What is expected
Copy from the first line below down to and including the line with "action = [1, 1, 2]". Skip the pictures.

Begin

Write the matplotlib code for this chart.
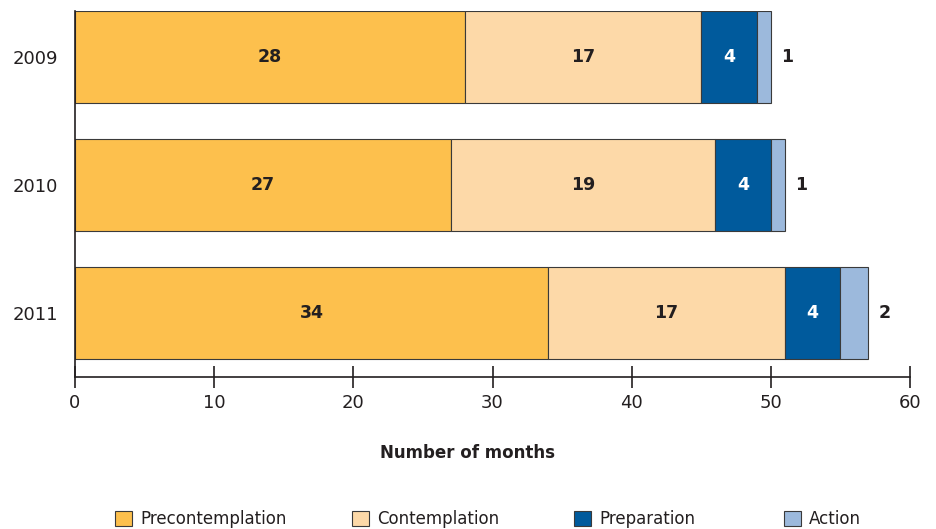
import matplotlib.pyplot as plt
from matplotlib.patches import Patch

years = ['2009', '2010', '2011']
precontemplation = [28, 27, 34]
contemplation = [17, 19, 17]
preparation = [4, 4, 4]
action = [1, 1, 2]

series = [precontemplation, contemplation, preparation, action]
names = ['Precontemplation', 'Contemplation', 'Preparation', 'Action']
colors = ['#FDC04D', '#FDD9A8', '#005A9C', '#9CB9DC']
text_colors = ['#231f20', '#231f20', 'white', None]

fig = plt.figure(figsize=(9.36, 5.29), dpi=100)
ax = fig.add_axes([75/936, 1-377/529, 835/936, 366/529])

pos = list(range(len(years)))
left = [0] * len(years)
for vals, c, tc in zip(series, colors, text_colors):
    ax.barh(pos, vals, left=left, height=0.72, color=c, edgecolor='#3a3a3a', linewidth=0.8)
    for i, v in enumerate(vals):
        if tc is not None:
            ax.text(left[i] + v / 2, pos[i], str(v), ha='center', va='center',
                    fontsize=12.5, fontweight='bold', color=tc)
        else:
            ax.text(left[i] + v + 1.2, pos[i], str(v), ha='center', va='center',
                    fontsize=12.5, fontweight='bold', color='#231f20')
    left = [l + v for l, v in zip(left, vals)]

ax.set_xlim(0, 60)
ax.set_ylim(2.5, -0.36)
ax.set_xticks(range(0, 61, 10))
ax.set_yticks(pos)
ax.set_yticklabels(years)
ax.tick_params(axis='y', length=0, pad=12, labelsize=13, labelcolor='#231f20')
ax.tick_params(axis='x', direction='inout', length=16, width=1.2, pad=4,
               labelsize=13, labelcolor='#231f20', color='#231f20')
for s in ['top', 'right']:
    ax.spines[s].set_visible(False)
for s in ['left', 'bottom']:
    ax.spines[s].set_linewidth(1.2)
    ax.spines[s].set_color('#231f20')

fig.text(0.5, 1-453/529, 'Number of months', ha='center', va='center',
         fontsize=12, fontweight='bold', color='#231f20')

# one legend per entry so each sits where the reference has it
legend_x = [115, 352, 574, 784]
for name, c, lx in zip(names, colors, legend_x):
    h = Patch(facecolor=c, edgecolor='#3a3a3a', linewidth=0.8)
    fig.legend([h], [name], loc='center left', bbox_to_anchor=(lx/936, 1-519/529),
               frameon=False, fontsize=12, labelcolor='#231f20',
               handlelength=1.0, handleheight=1.0, handletextpad=0.5,
               borderaxespad=0, borderpad=0)

fig.savefig('out.png', dpi=100)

End

Exercise answer
Write the matplotlib code for this chart.
import matplotlib.pyplot as plt
from matplotlib.patches import Patch

years = ['2009', '2010', '2011']
precontemplation = [28, 27, 34]
contemplation = [17, 19, 17]
preparation = [4, 4, 4]
action = [1, 1, 2]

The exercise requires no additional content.